In a previous article, my business partner, John Gregoire, wrote about BARS…. not the bars where you can get a drink, nor the bars that keep criminals in jail, but a process that greatly enhances and even simplifies performance ratings. In John’s example, he describes how BARS (Behavioral Anchored Rating Scales) can produce more reliable and accurate assessments by Boards on their CEO’s. BARS provide concise definitions of not only the performance factor (Leadership, Communication, Board Relations, etc.) but it provides concise definitions of each level of performance – 1 through 5. I not only agree with John, I completely endorse the process; it reduces subjectivity, rater bias and recency bias; in short, provides a validated CEO rating.
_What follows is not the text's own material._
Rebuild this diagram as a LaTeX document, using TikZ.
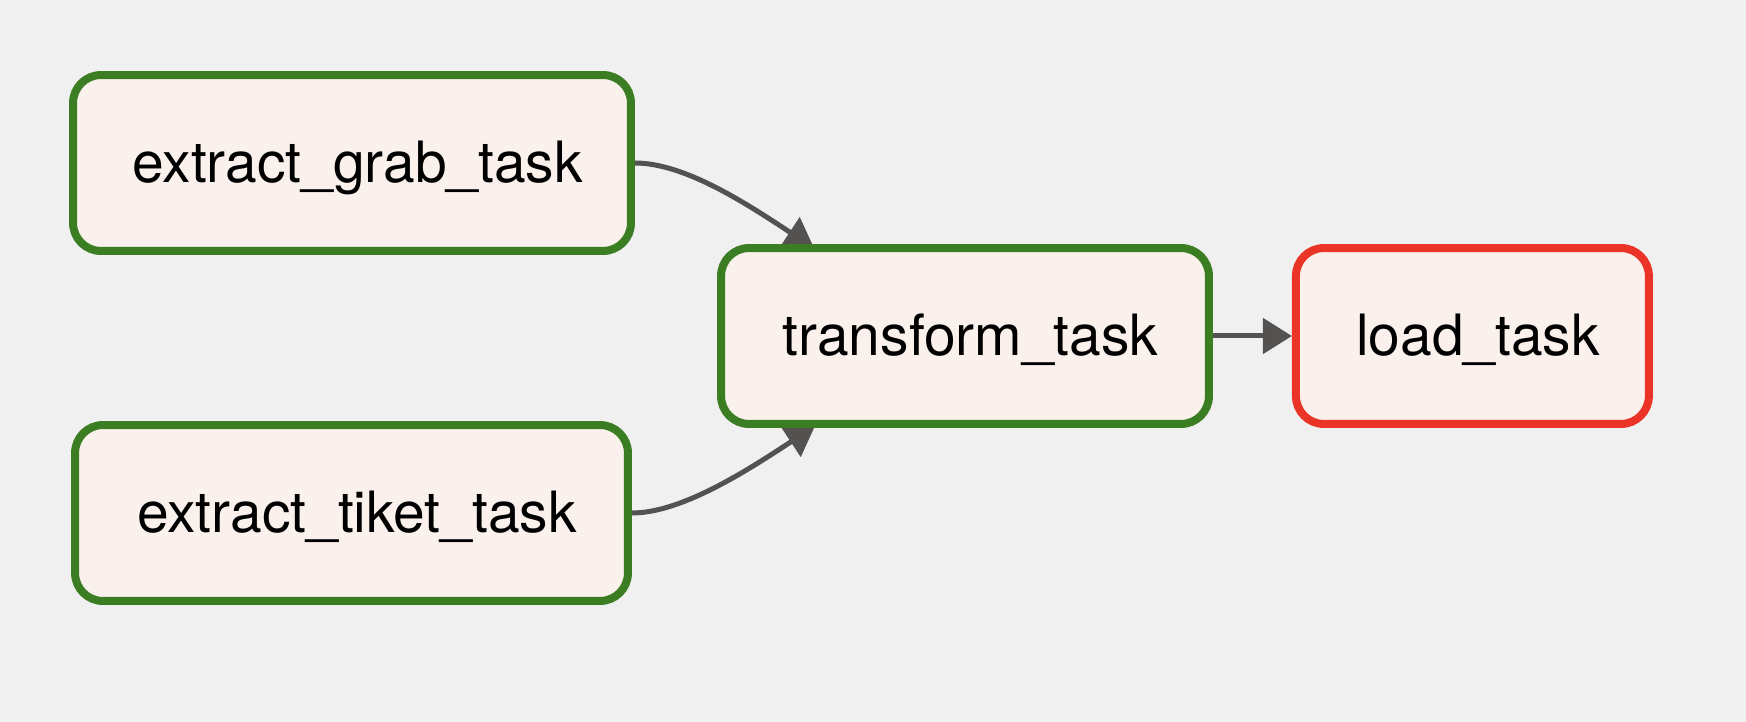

However, most all CEO evaluations are accompanied by a “Comments Section”. In essence, an area where board members can write a justification comment on their rating and provide further insight and direction for their CEO’s. From our experience in working with not only boards but also CEO’s, we’ve found that comments pack an incredible “punch” for a reviewing CEO. The ratings may determine the final score, but the comments tell the CEO what the Board really thinks of him/her. In fact, an inappropriate comment can even erase (at least in the CEO’s mind) what might have been a very high CEO rating or score. While the rating is important and can’t be diminished, the comments go to the CEO’s very core. Accurately rating a performance factor may be considered a science, but connecting the rating with an appropriate comment, is a vital art. Following are some hacks to consider when constructing meaningful comments to justify CEO ratings:
The Art of Meaningful Comments:
- BFOQ: Bonafide Occupational Comment — or in other words, the comment should be job related. Non-job-related comments can cause a riff of concerns that not only can be inappropriate but can even cross-over into legal issues. Old school thinking just can’t exist in today’s world of correctness. Following are two examples of a BFOQ; one is bad, one is pretty good. See if you can figure out which one might work!
Example 1: Sally is a great CEO but I worry and hope she can balance her work load with her family and home responsibilities.
Example 2: Sally is a great CEO because she focuses on the objectives and strategic mission of the credit union. Her financial acumen is at the highest level and she is dedicated to ensure safety and soundness in all of her credit union decisions.
- Justified: The comments should support and validate your rating. Let’s test your skill again…which example is more effective?
Example 1: Bill is clearly a level 4 to 5 CEO. He has exceeded 5 of the 6-credit union financial metrics (ROA, Net Worth, Membership Growth, etc.) and met the goal of loan growth. He is highly respected in the community as evidenced by the involvement in several local functions and committees. His board reports are concise and succinct, but thorough. I am unaware of any major problems or concerns confronting the credit union at this time.
Example 2: Bill does well and I would rate him quite high. He works hard to make the credit union better. He’s a likeable guy and dresses fashionably. I can’t imagine him doing anything wrong.
- Realistic: The comments need to have or show a sensible and practical idea of what can be achieved or expected.
Example 1: Susan should involve the Board in making investment decisions. The credit union’s return on investments is not as good as I think we could do if the Board was in charge and made those decisions. Many of us are retired and are involved in our 401(k)’s and IRA investments, so we understand the market quite well.
Example 2: Susan keeps us informed of all lending activity, both good and bad. She is developing a higher level of lending expertise within her staff ranks and, when necessary, brings in talent to assist in training. I see this as very positive because nothing can replace experience, seasoning, and expertise in such a critical area of the credit union.
- Fact-based: Just like a legal proceeding, there should be enough facts or details to support your comments.
Example 1: Robert is a very good CEO. My gut not only tells me this, but my innate instincts clearly evidence my high rating.
Example 2: Robert has had a number of issues that have diminished his effectiveness as our CEO. Several members have voiced their concerns (both verbal and in writing) of inadequacies at the credit union. For example, inflexible hours of operation, lack of mobile banking, too rigid of credit standards and his own inaccessibility to the members.
- Constructive: There is a fine line between critical and constructive; constructive comments show concern and hope; critical comments can illicit anger and hard feelings. Build on strengths, not weaknesses.
Example 1: Stan has done a somewhat adequate job in community relations, but clearly below expectations. It’s hard to say exactly how effective he has been since he rarely advises the Board or his staff. His personality is somewhat abrasive so I doubt he has many strong followers in the community and I doubt his ability to turn this around.
Example 2: Stan has had some challenges in developing strong community support. It is something that is out of his comfort zone, but still critical to the success of the credit union’s mission. He is a smart and ambitious individual so I would encourage him to place an emphasis on getting out more to visit the community and increase his involvement…his high marks in other leadership areas should be able to carry over to this area by making this more of a priority.
If you haven’t figured it out (I’m sure you have) the answers to the correct comments are: 1) Example #2 — 2) Example #1 — 3) Example #2 — 4) Example #2 — 5) Example #2.